Go through the material and write it all out exactly, minus the pictures.

> _Recorded information_:
↓↓↓
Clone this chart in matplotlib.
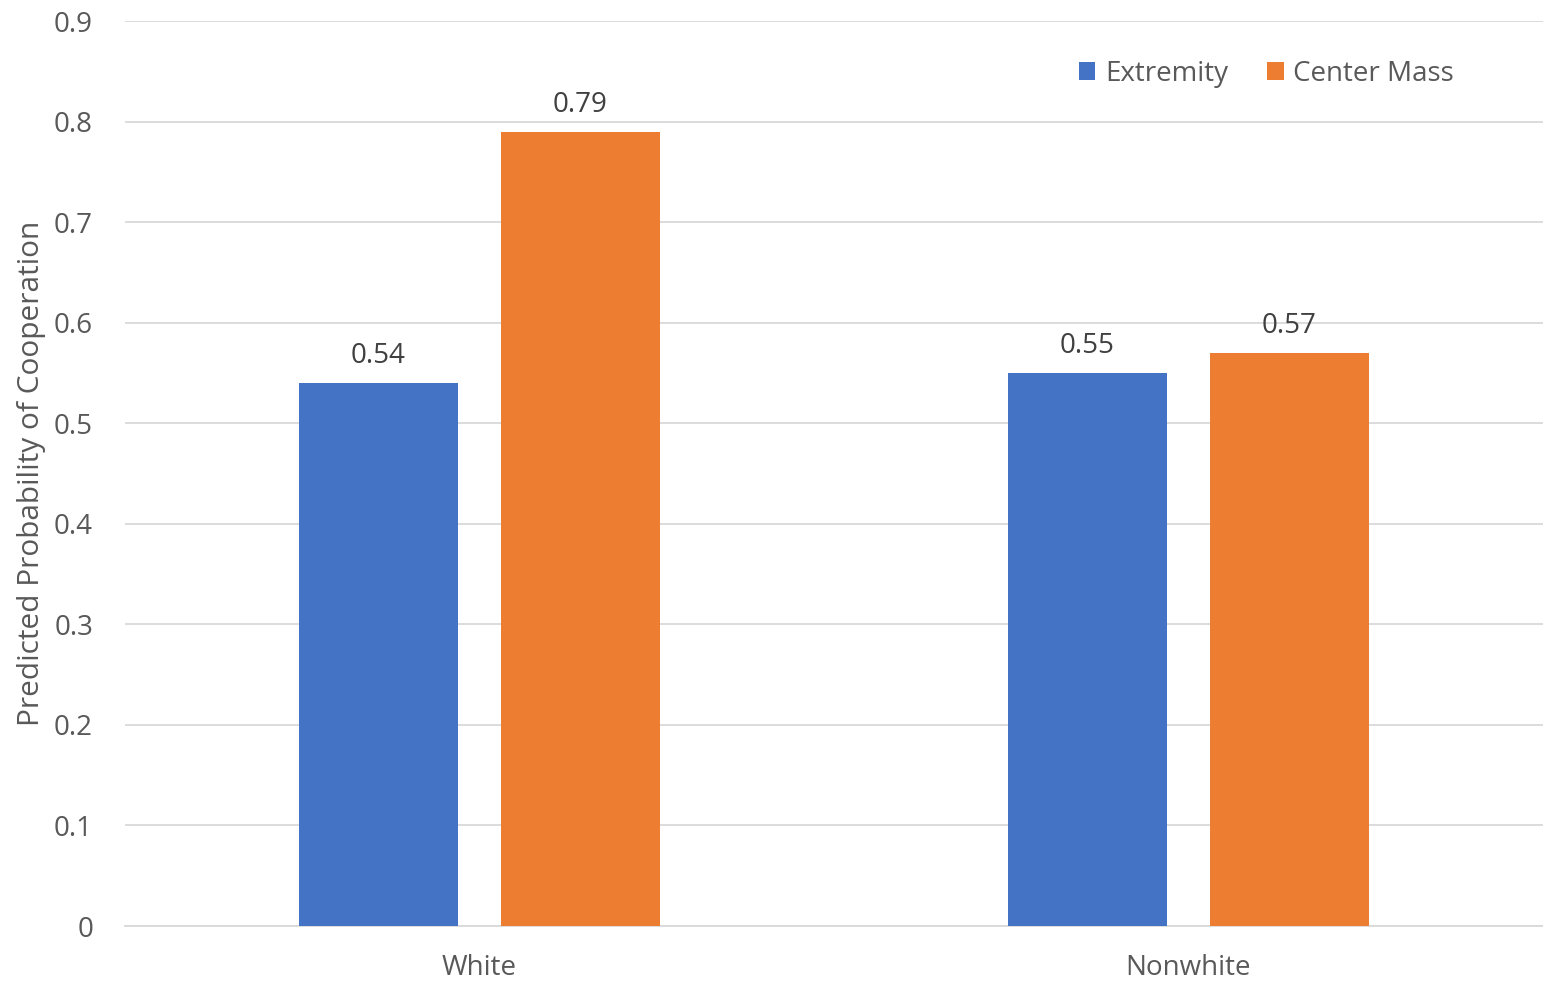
import numpy as np
import matplotlib
matplotlib.use('Agg')
import matplotlib.pyplot as plt

plt.rcParams['font.family'] = ['Open Sans', 'DejaVu Sans']

categories = ['White', 'Nonwhite']
extremity = [0.54, 0.55]
center_mass = [0.79, 0.57]
yticks = [0, 0.1, 0.2, 0.3, 0.4, 0.5, 0.6, 0.7, 0.8, 0.9]

BLUE = '#4472C4'
ORANGE = '#ED7D31'
TXT = '#595959'

fig = plt.figure(figsize=(15.43, 9.82), dpi=100)
ax = fig.add_axes([0.081, 0.057, 0.919, 0.9215])

x = np.arange(len(categories))
w = 0.224
off = 0.1425
b1 = ax.bar(x - off, extremity, w, color=BLUE, label='Extremity', zorder=3)
b2 = ax.bar(x + off, center_mass, w, color=ORANGE, label='Center Mass', zorder=3)

for bars, vals in ((b1, extremity), (b2, center_mass)):
    for b, v in zip(bars, vals):
        ax.text(b.get_x() + b.get_width() / 2, v + 0.013, f'{v:.2f}',
                ha='center', va='bottom', fontsize=20, color='#404040')

ax.set_xlim(-0.5, 1.5)
ax.set_ylim(0, 0.9)
ax.set_yticks(yticks)
ax.set_yticklabels([f'{t:g}' for t in yticks])
ax.set_xticks(x)
ax.set_xticklabels(categories)
ax.tick_params(axis='both', length=0, labelsize=20, colors=TXT)
ax.tick_params(axis='y', pad=23)
ax.tick_params(axis='x', pad=20)
ax.grid(axis='y', color='#D9D9D9', linewidth=1.3, zorder=0)
for s in ['top', 'right', 'left']:
    ax.spines[s].set_visible(False)
ax.spines['bottom'].set_color('#D9D9D9')
ax.spines['bottom'].set_linewidth(1.3)

ax.set_ylabel('Predicted Probability of Cooperation', fontsize=21.5, color=TXT, labelpad=6)

ax.legend(loc='upper right', bbox_to_anchor=(0.955, 0.985), ncol=2, frameon=False,
          fontsize=20, labelcolor=TXT, handlelength=0.6, handleheight=0.6,
          handletextpad=0.35, columnspacing=1.4)

fig.savefig('out.png', dpi=100)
↑↑↑
> _The completed task_:
Clone this chart in matplotlib.
import numpy as np
import matplotlib
matplotlib.use('Agg')
import matplotlib.pyplot as plt

plt.rcParams['font.family'] = ['Open Sans', 'DejaVu Sans']

categories = ['White', 'Nonwhite']
extremity = [0.54, 0.55]
center_mass = [0.79, 0.57]
yticks = [0, 0.1, 0.2, 0.3, 0.4, 0.5, 0.6, 0.7, 0.8, 0.9]

BLUE = '#4472C4'
ORANGE = '#ED7D31'
TXT = '#595959'

fig = plt.figure(figsize=(15.43, 9.82), dpi=100)
ax = fig.add_axes([0.081, 0.057, 0.919, 0.9215])

x = np.arange(len(categories))
w = 0.224
off = 0.1425
b1 = ax.bar(x - off, extremity, w, color=BLUE, label='Extremity', zorder=3)
b2 = ax.bar(x + off, center_mass, w, color=ORANGE, label='Center Mass', zorder=3)

for bars, vals in ((b1, extremity), (b2, center_mass)):
    for b, v in zip(bars, vals):
        ax.text(b.get_x() + b.get_width() / 2, v + 0.013, f'{v:.2f}',
                ha='center', va='bottom', fontsize=20, color='#404040')

ax.set_xlim(-0.5, 1.5)
ax.set_ylim(0, 0.9)
ax.set_yticks(yticks)
ax.set_yticklabels([f'{t:g}' for t in yticks])
ax.set_xticks(x)
ax.set_xticklabels(categories)
ax.tick_params(axis='both', length=0, labelsize=20, colors=TXT)
ax.tick_params(axis='y', pad=23)
ax.tick_params(axis='x', pad=20)
ax.grid(axis='y', color='#D9D9D9', linewidth=1.3, zorder=0)
for s in ['top', 'right', 'left']:
    ax.spines[s].set_visible(False)
ax.spines['bottom'].set_color('#D9D9D9')
ax.spines['bottom'].set_linewidth(1.3)

ax.set_ylabel('Predicted Probability of Cooperation', fontsize=21.5, color=TXT, labelpad=6)

ax.legend(loc='upper right', bbox_to_anchor=(0.955, 0.985), ncol=2, frameon=False,
          fontsize=20, labelcolor=TXT, handlelength=0.6, handleheight=0.6,
          handletextpad=0.35, columnspacing=1.4)

fig.savefig('out.png', dpi=100)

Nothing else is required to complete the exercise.